### Direction
Take the material below and extract the lines from the one with "Emit a Python" through the one with "from matplotlib.lines import Line2D", word for word, without pictures.

## begin Material provided

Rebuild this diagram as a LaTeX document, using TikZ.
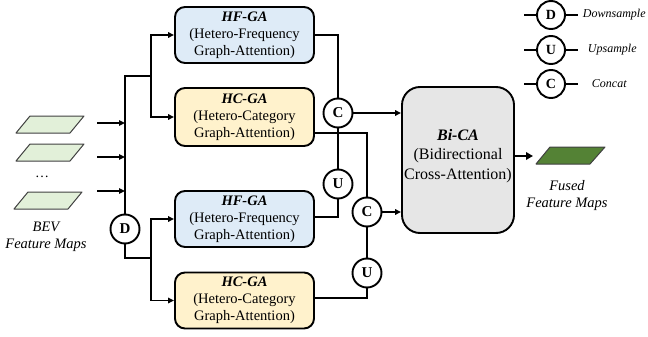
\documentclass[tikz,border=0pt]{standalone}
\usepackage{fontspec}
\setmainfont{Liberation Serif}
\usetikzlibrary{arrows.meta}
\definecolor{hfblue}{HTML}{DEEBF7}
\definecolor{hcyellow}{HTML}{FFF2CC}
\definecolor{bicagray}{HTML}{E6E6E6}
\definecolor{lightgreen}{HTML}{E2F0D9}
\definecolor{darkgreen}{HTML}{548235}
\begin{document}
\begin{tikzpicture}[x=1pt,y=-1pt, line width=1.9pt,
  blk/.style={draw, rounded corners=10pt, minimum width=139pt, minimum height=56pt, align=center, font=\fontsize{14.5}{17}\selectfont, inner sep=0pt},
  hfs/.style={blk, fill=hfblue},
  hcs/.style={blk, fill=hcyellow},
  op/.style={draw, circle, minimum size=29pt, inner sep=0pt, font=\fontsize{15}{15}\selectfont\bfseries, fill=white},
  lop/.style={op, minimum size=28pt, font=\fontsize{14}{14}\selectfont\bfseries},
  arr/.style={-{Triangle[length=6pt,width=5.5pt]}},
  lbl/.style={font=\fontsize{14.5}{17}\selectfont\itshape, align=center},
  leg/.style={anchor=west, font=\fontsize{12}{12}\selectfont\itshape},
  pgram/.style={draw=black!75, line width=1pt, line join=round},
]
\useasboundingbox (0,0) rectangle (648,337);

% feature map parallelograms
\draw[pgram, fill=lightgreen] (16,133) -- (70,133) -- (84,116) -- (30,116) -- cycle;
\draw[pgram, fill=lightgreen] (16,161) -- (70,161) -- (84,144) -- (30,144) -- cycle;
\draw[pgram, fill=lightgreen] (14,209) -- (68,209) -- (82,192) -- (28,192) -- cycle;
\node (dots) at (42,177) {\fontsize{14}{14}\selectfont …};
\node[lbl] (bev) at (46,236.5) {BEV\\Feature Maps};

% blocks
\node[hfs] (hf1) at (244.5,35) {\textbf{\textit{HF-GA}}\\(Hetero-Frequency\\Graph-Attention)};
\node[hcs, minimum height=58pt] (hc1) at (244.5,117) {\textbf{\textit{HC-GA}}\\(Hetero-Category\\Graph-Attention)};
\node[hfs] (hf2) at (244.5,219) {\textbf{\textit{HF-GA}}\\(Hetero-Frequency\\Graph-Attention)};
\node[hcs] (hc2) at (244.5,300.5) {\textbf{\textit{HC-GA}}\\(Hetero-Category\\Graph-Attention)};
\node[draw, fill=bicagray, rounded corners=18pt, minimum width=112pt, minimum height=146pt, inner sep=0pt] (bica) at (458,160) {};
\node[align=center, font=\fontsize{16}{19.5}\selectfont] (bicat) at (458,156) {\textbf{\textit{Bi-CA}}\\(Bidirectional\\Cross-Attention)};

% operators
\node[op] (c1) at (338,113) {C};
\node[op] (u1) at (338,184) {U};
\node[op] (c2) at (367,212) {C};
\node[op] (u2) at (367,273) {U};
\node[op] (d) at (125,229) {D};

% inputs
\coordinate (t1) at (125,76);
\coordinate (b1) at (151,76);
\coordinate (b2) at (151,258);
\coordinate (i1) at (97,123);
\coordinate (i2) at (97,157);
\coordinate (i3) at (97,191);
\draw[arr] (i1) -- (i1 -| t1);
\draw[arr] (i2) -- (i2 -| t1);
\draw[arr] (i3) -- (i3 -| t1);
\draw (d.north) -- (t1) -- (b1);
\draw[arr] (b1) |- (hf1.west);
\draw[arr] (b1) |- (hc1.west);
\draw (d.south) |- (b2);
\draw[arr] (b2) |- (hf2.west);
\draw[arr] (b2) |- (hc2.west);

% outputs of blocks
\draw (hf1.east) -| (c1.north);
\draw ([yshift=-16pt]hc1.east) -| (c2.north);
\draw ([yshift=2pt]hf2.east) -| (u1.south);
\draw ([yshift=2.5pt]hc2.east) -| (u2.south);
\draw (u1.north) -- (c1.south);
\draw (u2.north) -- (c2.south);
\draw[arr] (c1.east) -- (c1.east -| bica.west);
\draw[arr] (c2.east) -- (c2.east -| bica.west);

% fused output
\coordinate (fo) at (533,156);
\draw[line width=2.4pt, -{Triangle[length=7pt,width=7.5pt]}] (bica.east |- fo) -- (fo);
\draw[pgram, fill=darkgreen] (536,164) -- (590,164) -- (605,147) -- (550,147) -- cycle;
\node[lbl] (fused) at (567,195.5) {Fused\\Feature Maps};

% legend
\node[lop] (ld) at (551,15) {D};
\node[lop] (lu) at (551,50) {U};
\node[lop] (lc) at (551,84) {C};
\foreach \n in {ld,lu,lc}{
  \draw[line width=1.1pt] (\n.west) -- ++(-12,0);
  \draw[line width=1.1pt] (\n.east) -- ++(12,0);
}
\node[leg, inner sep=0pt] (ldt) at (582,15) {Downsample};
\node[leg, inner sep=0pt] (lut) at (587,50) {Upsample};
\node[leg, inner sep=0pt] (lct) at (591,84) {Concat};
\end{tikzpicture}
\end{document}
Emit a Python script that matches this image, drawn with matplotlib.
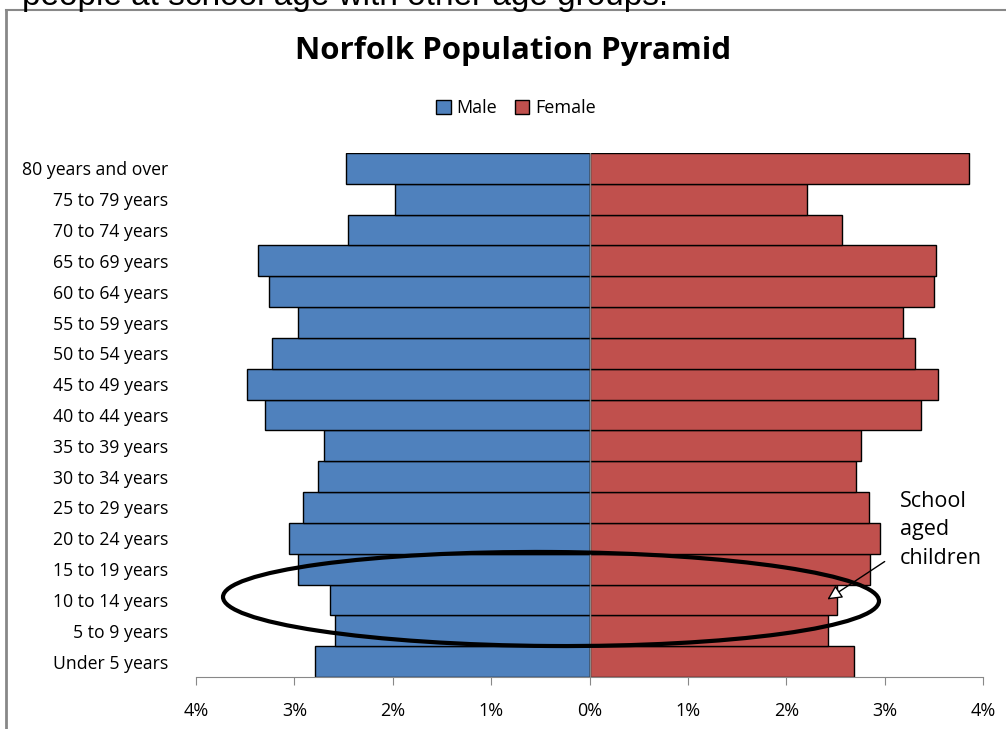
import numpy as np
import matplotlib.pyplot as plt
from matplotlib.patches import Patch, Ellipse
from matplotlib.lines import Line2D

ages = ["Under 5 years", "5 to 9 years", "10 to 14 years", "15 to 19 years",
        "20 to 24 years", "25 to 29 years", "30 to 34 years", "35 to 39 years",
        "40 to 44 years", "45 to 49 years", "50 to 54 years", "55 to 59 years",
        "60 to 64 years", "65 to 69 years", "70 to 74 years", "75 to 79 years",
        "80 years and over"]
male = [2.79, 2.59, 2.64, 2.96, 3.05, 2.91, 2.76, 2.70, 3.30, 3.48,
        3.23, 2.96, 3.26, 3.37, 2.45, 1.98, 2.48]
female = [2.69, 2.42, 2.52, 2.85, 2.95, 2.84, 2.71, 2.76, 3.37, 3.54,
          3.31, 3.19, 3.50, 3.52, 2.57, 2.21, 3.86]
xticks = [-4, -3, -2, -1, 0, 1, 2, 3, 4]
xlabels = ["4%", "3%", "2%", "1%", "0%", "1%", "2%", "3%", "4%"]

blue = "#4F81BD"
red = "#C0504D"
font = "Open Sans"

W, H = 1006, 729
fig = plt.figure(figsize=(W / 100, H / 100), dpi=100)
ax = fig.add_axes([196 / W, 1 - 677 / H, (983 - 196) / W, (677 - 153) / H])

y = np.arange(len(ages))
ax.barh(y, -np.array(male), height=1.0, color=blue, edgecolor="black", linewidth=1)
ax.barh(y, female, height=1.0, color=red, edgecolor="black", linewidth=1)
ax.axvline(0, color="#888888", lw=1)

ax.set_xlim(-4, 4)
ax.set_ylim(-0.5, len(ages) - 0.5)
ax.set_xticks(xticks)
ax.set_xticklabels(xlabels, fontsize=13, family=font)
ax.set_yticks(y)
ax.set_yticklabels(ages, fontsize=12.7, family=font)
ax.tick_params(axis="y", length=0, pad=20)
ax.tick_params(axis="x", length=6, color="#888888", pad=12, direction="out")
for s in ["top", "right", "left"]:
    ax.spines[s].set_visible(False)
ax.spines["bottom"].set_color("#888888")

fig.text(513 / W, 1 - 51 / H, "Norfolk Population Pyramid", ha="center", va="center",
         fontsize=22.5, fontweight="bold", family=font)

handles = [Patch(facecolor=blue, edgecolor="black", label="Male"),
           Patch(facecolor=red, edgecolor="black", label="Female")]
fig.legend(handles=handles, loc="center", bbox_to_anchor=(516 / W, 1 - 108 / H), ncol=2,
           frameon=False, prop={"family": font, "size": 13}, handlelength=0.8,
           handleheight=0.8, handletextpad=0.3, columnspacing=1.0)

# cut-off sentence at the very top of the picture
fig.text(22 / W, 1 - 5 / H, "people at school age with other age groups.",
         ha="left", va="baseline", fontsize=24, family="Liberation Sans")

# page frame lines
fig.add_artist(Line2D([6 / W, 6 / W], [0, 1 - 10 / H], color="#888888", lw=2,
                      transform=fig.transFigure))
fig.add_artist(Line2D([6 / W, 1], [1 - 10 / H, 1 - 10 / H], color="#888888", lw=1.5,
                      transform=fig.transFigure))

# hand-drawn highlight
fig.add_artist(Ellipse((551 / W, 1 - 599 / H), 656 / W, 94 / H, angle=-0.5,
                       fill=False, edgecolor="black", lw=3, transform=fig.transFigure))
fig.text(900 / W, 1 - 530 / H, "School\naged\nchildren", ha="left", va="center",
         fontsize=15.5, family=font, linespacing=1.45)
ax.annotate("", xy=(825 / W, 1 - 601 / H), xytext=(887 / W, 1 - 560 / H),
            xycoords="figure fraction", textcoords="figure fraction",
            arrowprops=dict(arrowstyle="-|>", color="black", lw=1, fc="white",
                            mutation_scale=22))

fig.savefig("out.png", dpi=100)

## end Material provided

### Response to the task
Emit a Python script that matches this image, drawn with matplotlib.
import numpy as np
import matplotlib.pyplot as plt
from matplotlib.patches import Patch, Ellipse
from matplotlib.lines import Line2D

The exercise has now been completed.